Elle apporta son sac de voyage dans la chambre, l’ouvrit sur le lit, en sortit sa robe, ses jupes et ses chemisiers, ouvrit le dressing et resta interdite devant son contenu. Si elle n’avait pas déjà rencontré deux des séduisants assistants de Cross, elle aurait été persuadée que celle-ci avait des intentions malhonnêtes à son égard. Elle passa rapidement en revue robes, tailleurs, chemisiers en soie et en lin, considéra les huit paires de souliers en tout genre – dont des chaussures de marche – et finit par craquer.

Kaye s’assit au bord du lit et poussa un lourd soupir. Elle était complètement dépassée, tant sur le plan social que sur le plan scientifique. Elle jeta un coup d’œil à la reproduction de Whistler accrochée au-dessus de la coiffeuse en érable, au parchemin oriental dans son splendide cadre d’ébène rehaussé de cuivre placé au-dessus du lit.

— Une serre au cœur de la grande ville pour abriter une fleur précieuse.

Elle sentit la colère déformer ses traits.

Son téléphone mobile se mit à sonner. Elle sursauta, se rendit dans le séjour, ouvrit son sac à main et répondit.

— Kaye, ici Judith.

— Vous aviez raison, dit Kaye à brûle-pourpoint.

— Pardon ?

— Vous aviez raison.

— J’ai toujours raison, ma chère. Vous le savez.

Judith marqua une pause appuyée, et Kaye comprit qu’elle avait quelque chose d’important à lui dire.

— Vous m’aviez demandé des précisions à propos de l’activité des transposons dans mes hépatocytes infectés par SHEVA.

Kaye se raidit.
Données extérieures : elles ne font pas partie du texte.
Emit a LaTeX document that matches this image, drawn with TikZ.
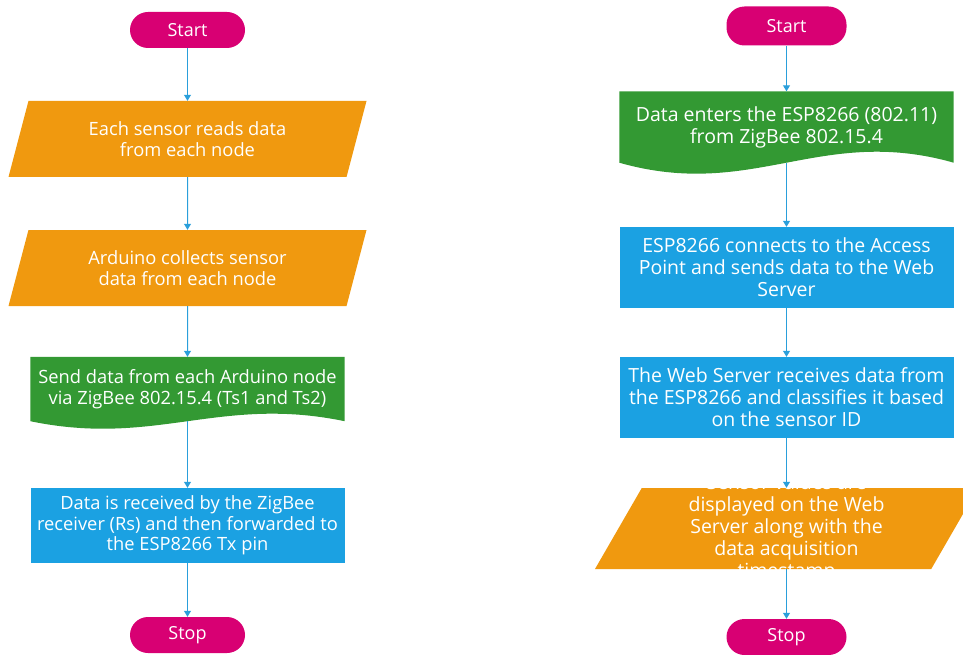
\documentclass[tikz,border=0pt]{standalone}
\usepackage{fontspec}
\setmainfont{Open Sans}
\usetikzlibrary{arrows.meta,shapes.geometric,backgrounds}
\definecolor{termpink}{HTML}{D80073}
\definecolor{ioorange}{HTML}{F0990F}
\definecolor{docgreen}{HTML}{339933}
\definecolor{procblue}{HTML}{1BA1E2}
\definecolor{linkblue}{HTML}{2A9FDB}
\tikzset{
  base/.style={text=white, align=center, inner sep=0pt, font=\fontsize{18.3}{20.5}\selectfont},
  wide/.style={font=\fontsize{19.5}{22}\selectfont},
  terminal/.style={base, font=\fontsize{18}{20}\selectfont, fill=termpink, minimum width=115,
    minimum height=36, rounded corners=18},
  inout/.style={base, fill=ioorange, trapezium, trapezium left angle=60, trapezium right angle=120,
    trapezium stretches body=true, minimum width=358, minimum height=76},
  process/.style={base, fill=procblue},
  docu/.style={base},
  link/.style={linkblue, line width=1pt, -{Triangle[width=7pt,length=6pt]}}
}
% document shape: node, width, wave depth
\newcommand\docshape[3]{%
  \fill[docgreen] (#1.south east) -- (#1.north east) -- (#1.north west) -- (#1.south west)
    .. controls +(0.4*#2,#3) and +(-0.4*#2,-#3) .. (#1.south east) -- cycle;}
\begin{document}
\begin{tikzpicture}[x=1pt, y=-1pt, line join=round]
  \clip (0,0) rectangle (963,655);
  \useasboundingbox (0,0) rectangle (963,655);
  % left chart
  \node[terminal] (s1) at (187.5,30) {Start};
  \node[inout] (p1) at (187.5,139) {Each sensor reads data\\from each node};
  \node[inout] (p2) at (187.5,268) {Arduino collects sensor\\data from each node};
  \node[docu, minimum width=314, minimum height=64] (d1) at (187.5,389)
    {Send data from each Arduino node\\via ZigBee 802.15.4 (Ts1 and Ts2)};
  \node[process, minimum width=314, minimum height=75] (b1) at (187.5,525.5)
    {Data is received by the ZigBee\\receiver (Rs) and then forwarded to\\the ESP8266 Tx pin};
  \node[terminal] (e1) at (187.5,635) {Stop};
  % right chart
  \node[terminal, minimum width=120, minimum height=39] (s2) at (786.5,26) {Start};
  \node[docu, wide, minimum width=334, minimum height=71] (d2) at (786.5,127)
    {Data enters the ESP8266 (802.11)\\from ZigBee 802.15.4};
  \node[process, wide, minimum width=334, minimum height=81] (b2) at (786.5,267.5)
    {ESP8266 connects to the Access\\Point and sends data to the Web\\Server};
  \node[process, wide, minimum width=334, minimum height=81] (b3) at (786.5,397.5)
    {The Web Server receives data from\\the ESP8266 and classifies it based\\on the sensor ID};
  \node[inout, minimum width=383, minimum height=81] (p3) at (786.5,528.5) {\rule{0pt}{81pt}};
  \node[base, wide] (t3) at (p3) 
    {Sensor values are\\displayed on the Web\\Server along with the\\data acquisition\\timestamp};
  \node[terminal, minimum width=120] (e2) at (786.5,637) {Stop};
  \begin{scope}[on background layer]
    \docshape{d1}{314}{26}
    \docshape{d2}{334}{38}
  \end{scope}
  \draw[link] (s1) -- (p1);
  \draw[link] (p1) -- (p2);
  \draw[link] (p2) -- (d1);
  \draw[link] (d1) -- (b1);
  \draw[link] (b1) -- (e1);
  \draw[link] (s2) -- (d2);
  \draw[link] (d2) -- (b2);
  \draw[link] (b2) -- (b3);
  \draw[link] (b3) -- (p3);
  \draw[link] (p3) -- (e2);
\end{tikzpicture}
\end{document}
Cette idée lui était venue à l’esprit deux jours après sa conversation avec Dicken. Elle avait consulté la littérature à ce sujet et s’était plongée dans une douzaine d’articles parus dans six publications différentes. Elle avait fouillé ses carnets de notes, où elle avait l’habitude de gribouiller ses spéculations les plus audacieuses.

Saul et elle faisaient partie des biologistes soupçonnant les transposons – les fragments d’ADN mobiles à l’intérieur du génome – d’être bien plus que de simples gènes égoïstes. Dans ses carnets de notes, Kaye avait rédigé une douzaine de pages où elle supputait qu’ils agissaient comme régulateurs du phénotype, qu’ils étaient altruistes plutôt qu’égoïstes ; dans certaines circonstances, ils pouvaient guider la transformation des protéines en tissu vivant. Altérer la façon dont les protéines créaient une plante ou un animal. Les rétrotransposons étaient fort semblables aux rétrovirus – d’où le lien génétique avec SHEVA.

Bref, peut-être étaient-ils les serviteurs de l’évolution.

— Kaye ?

— Un instant. Laissez-moi reprendre mon souffle.

— Excellente idée, Kaye Lang, ma chère, ma très chère ancienne élève. L’activité des transposons dans nos hépatocytes infectés par SHEVA est légèrement augmentée. Ils se mélangent sans effet apparent. Ce qui est déjà intéressant. Mais nous sommes allés plus loin que les hépatocytes. Nous avons fait des tests sur des cellules souches d’embryons pour le compte de la Brigade.